Periodismo fuera de juego
Dos cosas.
Una. Me interesa muchísimo el fenómeno Orsai, la revista elaborada por un argentino chiflado, sin publicidad, sin intermediarios y con grandísimos periodistas, escritores y dibujantes, la revista que 10.080 personas de todo el mundo compramos antes de que se publicara, sin apenas saber lo que íbamos a recibir, y sabiendo que además luego la iban a colgar gratis en internet (el fin de la piratería, dicen).
No tengo ni idea de si la revista perdurará, así a botepronto me da la impresión de que su éxito es un caso excepcional debido al talento, la creatividad y el prestigio del director, no creo que se pueda convertir en un modelo generalizado. Pero me entusiasma el revolcón que han dado a los esquemas clásicos para elaborar y vender una revista en todo el mundo, encima de papel, encima con textos muy largos, encima cobrando a los lectores, encima pagando a los autores. Una vez entendido que ahora los medios tradicionales son sólo una de las vías para divulgar historias, y que tenemos más facilidades que nunca para buscar otras por nuestra cuenta, todos estos experimentos editoriales me parecen estupendos.
Dos. La revista, ya en la mano, tiene una pinta muy prometedora. He leído unas pocas páginas y me apetece mucho seguir con las que me quedan. Pero entre los pocos textos que he leído, el primero me ha dejado un poco frío y me ha hecho volver a pensar en un asunto ya recurrente en este blog: el del periodista que se hace pasar por alguien que no es, para luego contarlo.
En este caso, el periodista Alejandro Seselovsky ha escrito «La crónica del deportado«: él es un argentino que vuela a Barajas sin pasaporte, sin apenas dinero y vestido con «una muy perturbadora chalina palestina», con la intención de que los policías no le dejen entrar en España, lo detengan y lo deporten, para luego contarlo.
Bueno, va, el texto es interesante, me ha gustado conocer cómo funciona ese lugar de Barajas en el que retienen a los extranjeros a los que luego van a deportar. Vale.
Pero sabe a poco. A Seselovksy lo retienen un tiempo, lo tratan con amabilidad, recibe la ayuda de un abogado y del cónsul argentino y lo montan en un vuelo de vuelta a Buenos Aires. La realidad es así y está bien conocerla, el texto es honrado y no pinta aventuras ni dramas donde no los hay.

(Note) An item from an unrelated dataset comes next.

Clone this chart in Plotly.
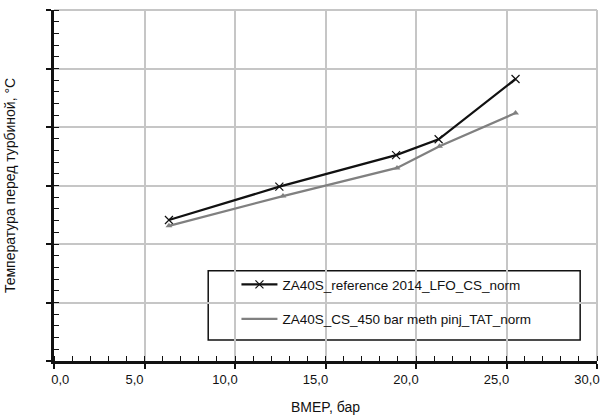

El problema es que sí hay dramas. Pero no son los de Seselovsky sino los de otras personas que comparten con él ese sector de inadmitidos de Barajas. Conocemos algunas peripecias de un albañil rumano, dos evangelistas brasileñas, un venezolano dueño de un locutorio… Y queda flotando un caso inquietante: el de una nigeriana joven, angustiada y llorosa, que desde la sala de inadmitidos hace una llamada aparentemente sin resultados. No sabemos nada más de ella. Y muy poco de los demás.
A mí me da que el trabajo periodístico más valioso estaba en contar a fondo la historia de esa chica nigeriana y otras por el estilo. Ya que hay miles de emigrantes rechazados en los aeropuertos europeos, en lugar de fingir ser uno de ellos ¿no sería mejor buscar a esos protagonistas verdaderos, escucharles y relatar sus historias, conocer de qué vida vienen y a qué vida aspiran y qué les está pasando en ese tránsito, cuáles son sus angustias y sus ilusiones, cómo han vivido esas horas o esos días en las salas donde recluyen a los inadmitidos, conocer los detalles y exponer el contexto? Es decir: menos autonarración y más periodismo.
Los periodistas que recurren a este método de hacerse pasar por otro suelen tener como referente a Günter Wallraff y su Cabeza de turco. En los años ochenta, Wallraff se hizo pasar por emigrante turco en Alemania, y el relato de la explotación laboral a la que le sometieron las grandes empresas del país resulta espeluznante. Eso sí: Wallraff vivió como un emigrante turco durante ¡dos años! Así que, aunque él siempre contaba con una escapatoria que los turcos de verdad no tenían, su historia acabó pareciéndose mucho a la que padecían los turcos de verdad.
Sus imitadores, unos más honrados y respetuosos que otras, fingen ser deportados, mineras o mendigos. Cuentan lo que les pasa a ellos mismos -siempre actores- y tratan de imaginar cómo será de terrible para los protagonistas de verdad, a quienes en ese mismo instante están reemplazando bajo el foco. No dudo de algunas buenas intenciones. Pero, en lugar del relato de un periodista que finge ser deportado, minero o mendigo, preferiría conocer el relato del deportado, el minero o el mendigo.